I Am More Significant Than a P-value
“The way we work in public health is, we make the best recommendations and decisions based on the best available data.” —Thomas R. Frieden, Former Director of the US Center for Disease Control and Prevention
Data, both qualitative and quantitative, influences policy decisions surrounding population health (especially minority health). As public health researchers, we rely on evidence-based interventions to reduce the burdens of disease in our communities. In order to classify an intervention as “evidence-based,” data usually has to produce a statistically significant outcome or effect. Epidemiology, often times considered the science of public health, teaches you that you can form conclusions based on arbitrary measurements, such as the great p-value. In epidemiology, a p-value is defined as “the probability of obtaining a result at least as extreme as the one that was actually observed in the biological or clinical experiment or epidemiological study, given that the null hypothesis is true”. (Another way to understand this: reject the null if your p-value is less than 0.05).
P-values are one of the most misused and misinterpreted measures of health outcomes. Yet, it is one of the “easier” statistical methods to use if you want to get your work published or recognized. In the United States, we tend to rely more heavily on what a number can tell us instead of the true lived experiences of the people we’re sampling. As implicit as scientific racism can be, we must be aware of our research foundations. When forming conclusions about minority health, in particular, researchers tend to under sample the minority population or lack appropriate measurement tools for that sample population.
So why is this important? Let’s use as an example the risk of postpartum depression (PPD) between racial groups. Our null hypothesis is that there is an associated difference in risk of postpartum depression between being a White woman compared to being a Black woman. All things are considered equal in our assumption and our sample shares similar demographics, geographical location, etc. If I’m interested in observing the association between race and PPD, having a p-value under 0.05 (5%) does not direct me to the “true” relationship between PDD and race if my sample only includes 50 Black women and 200 White women. However, I can now convince you that being a Black woman does not have a significant effect on the development of postpartum depression and that this is the reality of Black women in the United States (generalizing to the population). Yet, I haven’t incorporated any social or environmental factors that can influence the risk of developing postpartum depression, or how these factors influence the data. Race is a social construct, not a biological one. Therefore, a person’s health can (and is) influenced by how a person interacts with their social environment. But remember I’m telling you that statistics showed that there is no difference in risk.

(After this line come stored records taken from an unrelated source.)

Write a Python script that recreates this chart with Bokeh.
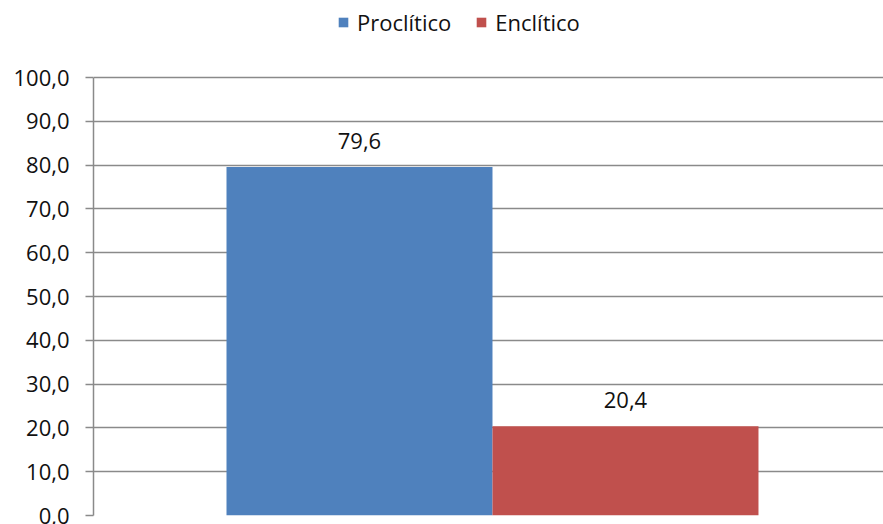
from bokeh.plotting import figure
from bokeh.models import ColumnDataSource, Range1d, FixedTicker, LabelSet, Legend, LegendItem
from bokeh.core.properties import value
from bokeh.embed import file_html
from bokeh.resources import INLINE

categories = ["Proclítico", "Enclítico"]
values = [79.6, 20.4]
colors = ["#4F81BD", "#C0504D"]
y_ticks = [0, 10, 20, 30, 40, 50, 60, 70, 80, 90, 100]
labels = [f"{v:.1f}".replace(".", ",") for v in values]

FONT = "Open Sans"
TXT = "#111111"
GRID = "#8a8a8a"

src = ColumnDataSource(dict(x=list(range(len(categories))), top=values,
                            color=colors, cat=categories, lab=labels))

p = figure(width=883, height=524, output_backend="svg", toolbar_location=None,
           x_range=Range1d(-1.0, 1.97), y_range=Range1d(0, 117.6),
           min_border_left=93, min_border_right=0, min_border_top=0, min_border_bottom=9)
p.outline_line_color = None
p.xaxis.visible = False
p.xgrid.visible = False

r = p.vbar(x="x", top="top", width=1.0, bottom=0, fill_color="color", line_color=None, source=src)

ax = p.yaxis[0]
ax.ticker = FixedTicker(ticks=y_ticks)
ax.bounds = (0, 100)
ax.major_label_overrides = {t: f"{t:.1f}".replace(".", ",") for t in y_ticks}
ax.axis_line_color = GRID
ax.axis_line_width = 1.5
ax.major_tick_line_color = GRID
ax.major_tick_line_width = 1.5
ax.major_tick_out = 8
ax.major_tick_in = 0
ax.minor_tick_line_color = None
ax.major_label_standoff = 16
ax.major_label_text_font = FONT
ax.major_label_text_font_size = "22px"
ax.major_label_text_color = TXT

g = p.ygrid[0]
g.ticker = FixedTicker(ticks=y_ticks)
g.grid_line_color = GRID
g.grid_line_width = 1.5

ls = LabelSet(x="x", y="top", text="lab", source=src, y_offset=18,
              text_align="center", text_baseline="alphabetic",
              text_font=value(FONT), text_font_size=value("22px"), text_color=TXT)
p.add_layout(ls)

items = [LegendItem(label=c, renderers=[r], index=i) for i, c in enumerate(categories)]
leg = Legend(items=items, orientation="horizontal", location=(244, 478),
             glyph_width=12, glyph_height=12, label_standoff=8, spacing=24,
             padding=0, margin=0, background_fill_alpha=0, border_line_color=None,
             label_text_font=FONT, label_text_font_size="22px", label_text_color=TXT)
p.add_layout(leg)

open("out.html", "w").write(file_html(p, INLINE))
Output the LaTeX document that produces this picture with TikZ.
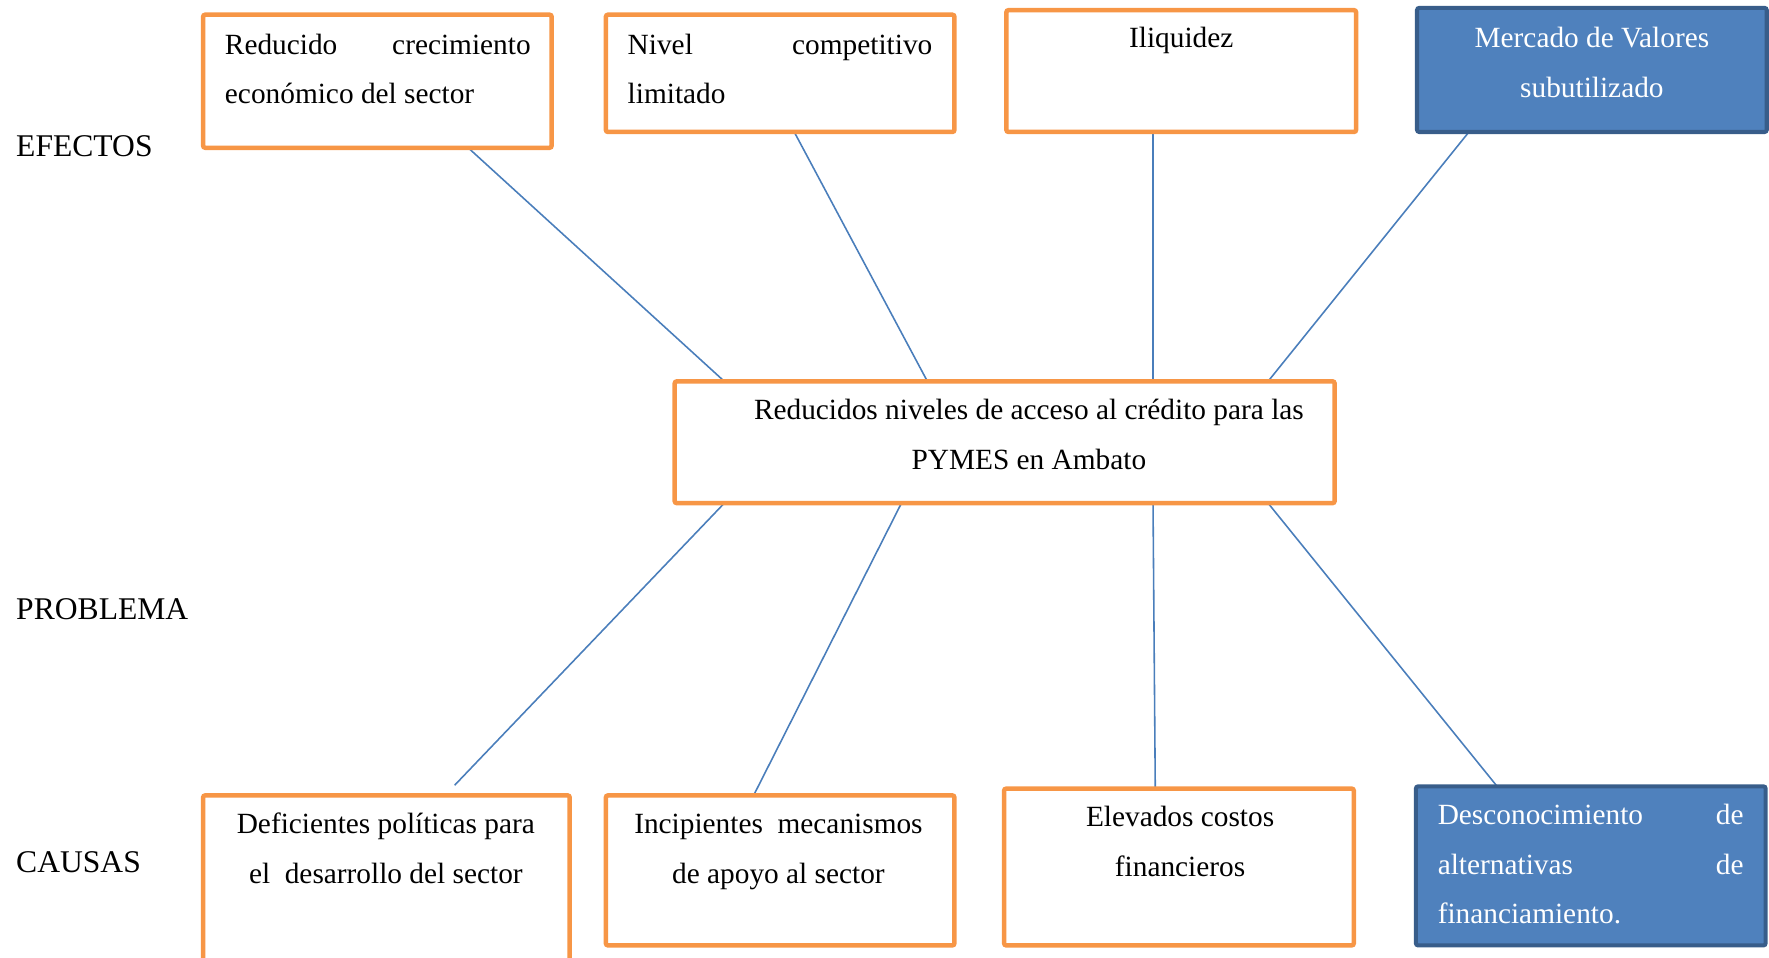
\documentclass[tikz,border=0pt]{standalone}
\usepackage{fontspec}
\setmainfont{Liberation Serif}
\usetikzlibrary{backgrounds}

\definecolor{boxorange}{HTML}{F79646}
\definecolor{boxblue}{HTML}{4F81BD}
\definecolor{boxblueedge}{HTML}{385D8A}
\definecolor{linkblue}{HTML}{4A7EBB}

\begin{document}
\begin{tikzpicture}[x=0.5pt, y=-0.5pt,
  sz/.style 2 args={minimum width=#1*0.5pt, minimum height=#2*0.5pt},
  basebox/.style={anchor=north west, inner sep=0pt, outer sep=0pt, rounded corners=1pt},
  obox/.style={basebox, draw=boxorange, line width=2pt, fill=white},
  bbox/.style={basebox, draw=boxblueedge, line width=1.8pt, fill=boxblue},
  txt/.style={inner sep=0pt, font=\fontsize{13}{22}\selectfont},
  ctxt/.style={txt, anchor=base, align=flush center, text width=300pt},
  jtxt/.style={txt, anchor=base west, align=flush left, text width=#1*0.5pt},
  lbl/.style={inner sep=0pt, anchor=base west, font=\fontsize{14}{16}\selectfont},
  link/.style={draw=linkblue, line width=0.7pt}]

\clip (0,0) rectangle (1568,849);

% row labels
\node[lbl] (efectos)  at (14,139) {EFECTOS};
\node[lbl] (problema) at (14,549) {PROBLEMA};
\node[lbl] (causas)   at (14,773) {CAUSAS};

% effects
\node[obox, sz={309}{118}] (t1) at (180,13) {};
\node[jtxt=271] (t1t) at (199,48) {Reducido\hfill crecimiento\\económico del sector};
\node[obox, sz={309}{104}] (t2) at (537,13) {};
\node[jtxt=270] (t2t) at (556,48) {Nivel\hfill competitivo\\limitado};
\node[obox, sz={310}{108}] (t3) at (892,9) {};
\node[ctxt] (t3t) at (1047,42) {Iliquidez};
\node[bbox, sz={310}{110}] (t4) at (1256,7) {};
\node[ctxt, text=white] (t4t) at (1411,42) {Mercado de Valores\\subutilizado};

% central problem
\node[obox, sz={585}{108}] (c) at (598,338) {};
\node[ctxt] (ct) at (912,372) {Reducidos niveles de acceso al crédito para las\\PYMES en Ambato};

% causes
\node[obox, sz={325}{170}] (b1) at (180,705) {};
\node[ctxt] (b1t) at (342,739) {Deficientes políticas para\\el\ \ desarrollo del sector};
\node[obox, sz={309}{133}] (b2) at (537,705) {};
\node[ctxt] (b2t) at (690,739) {Incipientes\ \ mecanismos\\de apoyo al sector};
\node[obox, sz={310}{139}] (b3) at (890,699) {};
\node[ctxt] (b3t) at (1046,733) {Elevados costos\\financieros};
\node[bbox, sz={310}{141}] (b4) at (1255,697) {};
\node[jtxt=271, text=white] (b4t) at (1274,731) {Desconocimiento\hfill de\\alternativas\hfill de\\financiamiento.};

\coordinate (e1) at (403,696);

% connectors, kept behind the boxes
\begin{scope}[on background layer]
  \draw[link] ([xshift=117.5pt]t1.south west) -- ([xshift=22pt]c.north west);
  \draw[link] ([xshift=83.5pt]t2.south west) -- ([xshift=112pt]c.north west);
  \draw[link] ([xshift=65pt]t3.south west) -- ([xshift=212pt]c.north west);
  \draw[link] ([xshift=23pt]t4.south west) -- ([xshift=263pt]c.north west);
  \draw[link] ([xshift=22pt]c.south west) -- (e1);
  \draw[link] ([xshift=100.5pt]c.south west) -- ([xshift=65.5pt]b2.north west);
  \draw[link] ([xshift=212pt]c.south west) -- ([xshift=67pt]b3.north west);
  \draw[link] ([xshift=263pt]c.south west) -- ([xshift=36pt]b4.north west);
\end{scope}
\end{tikzpicture}
\end{document}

When we test our hypothesis using the p-value as our method of measurement, we have to be conscious of the conditions surrounding our study design, analysis, inclusion/exclusion criteria, and so on.
With more public health issues centering health disparities, we’re seeing a surge of ways to change the narrative of minority health. Dr. Thomas LaVeist, an expert health disparities researcher, gave a lecture on how to incorporate a cultural lens into public health research. Researchers oftentimes exclaim that their data is representative, when in actuality it under samples the minority comparison population. Yet, this inclusive dataset produces publications that in turn create inefficient interventions. This is problematic because we are not taking into account the lived experiences of our study participants. Black women living in Detroit, Michigan are different than Black women living in Los Angeles, California.
There are different social and environmental factors affecting those cities that in turn shape those women’s lived experiences and produce different outcomes. So for research to suggest the use of a new evidence-based intervention based on a study conducted on Black women in Denver, Colorado (that produced statistically significant results!), feels like an injustice to other communities—communities who really need interventions tailored around their current environment. In research, the idea is that scholarly publications make the world go round. However, due to the ease of using a p-value, we develop a bunch of interventions that don’t actually reduce negative health outcomes in minority communities.
So what’s the point of this piece? I am by no means a statistician, I barely consider myself an epidemiologist. I love doing research, I consider myself a research geek, but I want to encourage researchers everywhere to think more critically about the display of data and the effects it can have on the community. Public health researchers have to dive deep into the questions: “who is in your sample?” and “what does this really mean?” My p-value “proves” that this is the causal association, but what now? We as researchers should challenge ourselves and ask ourselves “can I really publish this paper based on XX number of people in my comparison group, when there are actually XX number of (insert minority group) in the country?”